Through phone calls, emails, and at town hall meetings, constituents have contacted me about America’s health care system. I have heard stories that run the gambit between complete repeal and replace of Obamacare, saving it in its entirety, and everything in between.

While I appreciate all the feedback I receive from constituents, I have always been transparent about my desire to repeal and replace Obamacare – a law that was pushed through Congress without a single Republican vote, in the dead of night – legislation that was not fully written before it became law. 
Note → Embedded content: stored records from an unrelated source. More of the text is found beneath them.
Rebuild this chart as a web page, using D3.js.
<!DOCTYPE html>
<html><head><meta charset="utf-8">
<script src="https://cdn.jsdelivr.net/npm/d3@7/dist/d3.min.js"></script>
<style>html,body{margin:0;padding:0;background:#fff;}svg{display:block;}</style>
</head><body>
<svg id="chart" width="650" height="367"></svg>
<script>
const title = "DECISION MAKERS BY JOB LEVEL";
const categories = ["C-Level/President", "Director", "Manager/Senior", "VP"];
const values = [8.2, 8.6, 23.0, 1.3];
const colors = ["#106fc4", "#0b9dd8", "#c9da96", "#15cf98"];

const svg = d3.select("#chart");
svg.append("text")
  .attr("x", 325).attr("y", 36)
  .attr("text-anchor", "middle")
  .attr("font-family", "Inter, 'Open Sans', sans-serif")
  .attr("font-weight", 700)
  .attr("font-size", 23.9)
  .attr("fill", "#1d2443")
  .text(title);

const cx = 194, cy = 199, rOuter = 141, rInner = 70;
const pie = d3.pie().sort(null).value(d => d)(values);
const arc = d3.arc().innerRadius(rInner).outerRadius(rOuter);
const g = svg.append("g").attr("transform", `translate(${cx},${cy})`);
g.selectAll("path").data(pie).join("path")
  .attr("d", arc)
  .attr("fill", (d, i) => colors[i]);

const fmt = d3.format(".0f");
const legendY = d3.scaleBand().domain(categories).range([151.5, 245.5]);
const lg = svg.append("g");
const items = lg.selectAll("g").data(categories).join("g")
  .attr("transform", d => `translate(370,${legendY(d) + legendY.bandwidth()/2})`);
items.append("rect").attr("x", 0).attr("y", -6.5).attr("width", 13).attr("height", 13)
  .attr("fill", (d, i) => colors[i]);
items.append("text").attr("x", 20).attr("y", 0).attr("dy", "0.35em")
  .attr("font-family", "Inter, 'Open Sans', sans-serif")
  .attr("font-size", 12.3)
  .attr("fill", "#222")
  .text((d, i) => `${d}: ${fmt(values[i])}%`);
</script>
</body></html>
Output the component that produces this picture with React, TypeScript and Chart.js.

The fact is that Obamacare is collapsing. It has robbed the American people of their ability to choose the health care plans that work for them. It has caused insurance prices to skyrocket, leaving the middle class with high premiums, high deductibles, and fewer options. It also created thousands of new federal regulations that have stifled American businesses while forcing citizens to purchase a product that many did not want. The Obamacare mandate is un-American to its core.

The Republican alternative introduced earlier this month is a positive first step toward a free-market solution that works for the people, not government. It was written through a long, deliberative process that included input from Members of Congress, health care specialists, and industry leaders who have seen first-hand the damaging repercussions of Obamacare. It also takes into account the views of the people – including the provisions most Americans expressly want to retain, such as not allowing insurance companies to refuse coverage to individuals with pre-existing conditions, repeal of lifetime coverage caps, and allowing children 26 years of age and younger to remain on their parents’ health care plans. Most importantly, it increases access to health care for all Americans without a government mandate. 

Further, the Republican plan cuts spending by $1.22 trillion and eliminates a number of new taxes amounting to $883 billion through 2026. It reduces the national deficit by $337 billion and amounts to the most significant government reform effort in decades.

This legislation is not perfect, but no legislation ever will be. Too many times, Congress lets the perfect be the enemy of the good, which often results in congressional inaction and the continuation of wasteful, ineffective government programs. The health and well-being of the American people now, and for generations to come, is too important for Congress to do nothing. 

That is why I support the American Health Care Act and encourage my colleagues to do the same.